*Your instructions*:
Starting at the first line of the data, print each line verbatim up to and including the line bearing "80000, 100000, 120000];", omitting pictures.

*Provided data*:
+ + + + +

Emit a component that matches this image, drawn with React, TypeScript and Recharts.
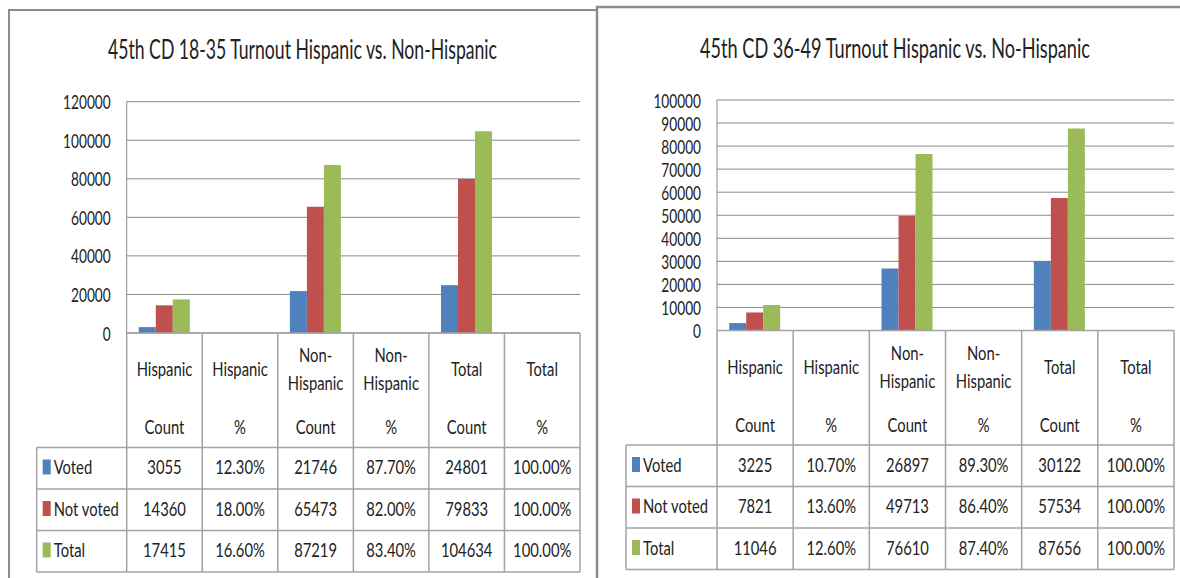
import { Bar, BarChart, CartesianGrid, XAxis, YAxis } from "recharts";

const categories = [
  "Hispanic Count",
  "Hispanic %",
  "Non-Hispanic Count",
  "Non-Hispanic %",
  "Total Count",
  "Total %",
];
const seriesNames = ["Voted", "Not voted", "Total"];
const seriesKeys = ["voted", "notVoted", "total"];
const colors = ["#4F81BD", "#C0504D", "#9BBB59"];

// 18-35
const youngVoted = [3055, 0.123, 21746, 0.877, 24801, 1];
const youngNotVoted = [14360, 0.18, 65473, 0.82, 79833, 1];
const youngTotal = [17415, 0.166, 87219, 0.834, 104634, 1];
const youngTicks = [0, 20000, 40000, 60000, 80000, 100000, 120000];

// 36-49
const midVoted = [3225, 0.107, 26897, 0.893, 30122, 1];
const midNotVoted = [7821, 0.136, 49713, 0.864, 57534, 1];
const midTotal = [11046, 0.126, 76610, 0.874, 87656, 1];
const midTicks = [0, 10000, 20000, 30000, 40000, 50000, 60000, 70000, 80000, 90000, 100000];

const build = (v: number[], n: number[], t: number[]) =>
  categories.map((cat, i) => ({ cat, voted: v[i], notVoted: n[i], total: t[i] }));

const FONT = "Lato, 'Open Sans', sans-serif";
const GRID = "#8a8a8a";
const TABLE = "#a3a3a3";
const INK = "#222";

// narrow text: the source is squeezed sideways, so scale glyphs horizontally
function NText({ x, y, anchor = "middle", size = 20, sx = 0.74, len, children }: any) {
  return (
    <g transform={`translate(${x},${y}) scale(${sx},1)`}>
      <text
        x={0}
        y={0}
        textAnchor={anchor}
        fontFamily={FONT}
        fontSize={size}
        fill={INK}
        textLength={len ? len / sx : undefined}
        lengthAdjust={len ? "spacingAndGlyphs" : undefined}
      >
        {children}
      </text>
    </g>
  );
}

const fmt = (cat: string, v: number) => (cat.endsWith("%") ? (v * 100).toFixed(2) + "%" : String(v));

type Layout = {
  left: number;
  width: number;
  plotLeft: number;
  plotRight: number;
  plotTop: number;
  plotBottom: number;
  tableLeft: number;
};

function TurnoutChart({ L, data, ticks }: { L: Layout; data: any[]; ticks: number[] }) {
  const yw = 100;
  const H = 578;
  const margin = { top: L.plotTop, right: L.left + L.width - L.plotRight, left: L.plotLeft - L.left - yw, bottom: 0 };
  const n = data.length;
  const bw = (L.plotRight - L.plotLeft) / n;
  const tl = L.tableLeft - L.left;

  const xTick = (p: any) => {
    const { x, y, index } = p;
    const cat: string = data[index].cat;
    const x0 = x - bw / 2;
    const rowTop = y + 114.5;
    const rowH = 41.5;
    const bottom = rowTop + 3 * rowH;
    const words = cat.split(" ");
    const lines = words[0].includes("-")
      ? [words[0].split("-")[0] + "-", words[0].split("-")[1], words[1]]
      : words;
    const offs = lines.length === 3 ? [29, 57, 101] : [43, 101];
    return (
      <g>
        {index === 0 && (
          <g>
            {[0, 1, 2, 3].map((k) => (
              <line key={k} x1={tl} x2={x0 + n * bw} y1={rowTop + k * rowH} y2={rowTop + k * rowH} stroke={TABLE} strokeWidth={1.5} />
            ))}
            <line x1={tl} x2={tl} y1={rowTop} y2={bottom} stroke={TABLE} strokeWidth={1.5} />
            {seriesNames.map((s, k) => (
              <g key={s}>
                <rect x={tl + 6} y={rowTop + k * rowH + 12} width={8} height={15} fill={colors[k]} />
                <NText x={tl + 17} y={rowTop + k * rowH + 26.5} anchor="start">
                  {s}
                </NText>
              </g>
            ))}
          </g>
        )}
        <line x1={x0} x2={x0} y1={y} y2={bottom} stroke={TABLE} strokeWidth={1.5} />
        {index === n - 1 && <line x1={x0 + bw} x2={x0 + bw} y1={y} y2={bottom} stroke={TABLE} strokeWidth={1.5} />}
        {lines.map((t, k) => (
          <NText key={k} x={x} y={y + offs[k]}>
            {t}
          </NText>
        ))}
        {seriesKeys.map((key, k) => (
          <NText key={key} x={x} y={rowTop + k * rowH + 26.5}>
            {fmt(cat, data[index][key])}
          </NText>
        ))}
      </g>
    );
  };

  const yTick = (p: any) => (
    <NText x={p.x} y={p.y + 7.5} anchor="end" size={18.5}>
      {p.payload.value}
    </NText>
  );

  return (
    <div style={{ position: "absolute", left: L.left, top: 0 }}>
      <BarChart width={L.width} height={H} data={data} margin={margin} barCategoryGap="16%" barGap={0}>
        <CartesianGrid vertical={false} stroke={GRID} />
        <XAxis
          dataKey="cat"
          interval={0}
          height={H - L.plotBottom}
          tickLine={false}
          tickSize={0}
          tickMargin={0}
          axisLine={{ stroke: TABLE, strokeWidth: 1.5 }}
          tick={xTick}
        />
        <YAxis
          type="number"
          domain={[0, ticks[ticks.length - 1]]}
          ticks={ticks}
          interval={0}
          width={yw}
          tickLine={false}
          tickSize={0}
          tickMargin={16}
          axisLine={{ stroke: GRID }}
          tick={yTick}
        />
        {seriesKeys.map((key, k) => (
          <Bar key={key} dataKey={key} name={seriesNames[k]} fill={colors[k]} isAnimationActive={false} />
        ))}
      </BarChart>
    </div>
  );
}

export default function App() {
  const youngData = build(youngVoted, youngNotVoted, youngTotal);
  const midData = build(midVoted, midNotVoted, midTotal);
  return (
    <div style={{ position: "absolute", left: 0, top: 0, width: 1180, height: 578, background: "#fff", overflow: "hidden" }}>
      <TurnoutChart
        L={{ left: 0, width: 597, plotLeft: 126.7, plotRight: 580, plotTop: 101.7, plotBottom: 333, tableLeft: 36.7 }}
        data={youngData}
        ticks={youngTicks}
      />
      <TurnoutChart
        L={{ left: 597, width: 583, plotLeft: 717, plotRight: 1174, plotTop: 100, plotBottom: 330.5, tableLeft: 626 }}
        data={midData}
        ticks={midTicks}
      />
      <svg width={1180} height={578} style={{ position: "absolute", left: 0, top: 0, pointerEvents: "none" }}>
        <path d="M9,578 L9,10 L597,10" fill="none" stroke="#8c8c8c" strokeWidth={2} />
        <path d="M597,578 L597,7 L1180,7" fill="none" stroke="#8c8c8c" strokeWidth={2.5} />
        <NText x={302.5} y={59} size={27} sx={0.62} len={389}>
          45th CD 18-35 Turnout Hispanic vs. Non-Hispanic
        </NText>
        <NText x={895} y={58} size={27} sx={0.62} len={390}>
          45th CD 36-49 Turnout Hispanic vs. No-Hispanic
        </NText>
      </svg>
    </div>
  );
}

+ + + + +

*Output for this exercise*:
Emit a component that matches this image, drawn with React, TypeScript and Recharts.
import { Bar, BarChart, CartesianGrid, XAxis, YAxis } from "recharts";

const categories = [
  "Hispanic Count",
  "Hispanic %",
  "Non-Hispanic Count",
  "Non-Hispanic %",
  "Total Count",
  "Total %",
];
const seriesNames = ["Voted", "Not voted", "Total"];
const seriesKeys = ["voted", "notVoted", "total"];
const colors = ["#4F81BD", "#C0504D", "#9BBB59"];

// 18-35
const youngVoted = [3055, 0.123, 21746, 0.877, 24801, 1];
const youngNotVoted = [14360, 0.18, 65473, 0.82, 79833, 1];
const youngTotal = [17415, 0.166, 87219, 0.834, 104634, 1];
const youngTicks = [0, 20000, 40000, 60000, 80000, 100000, 120000];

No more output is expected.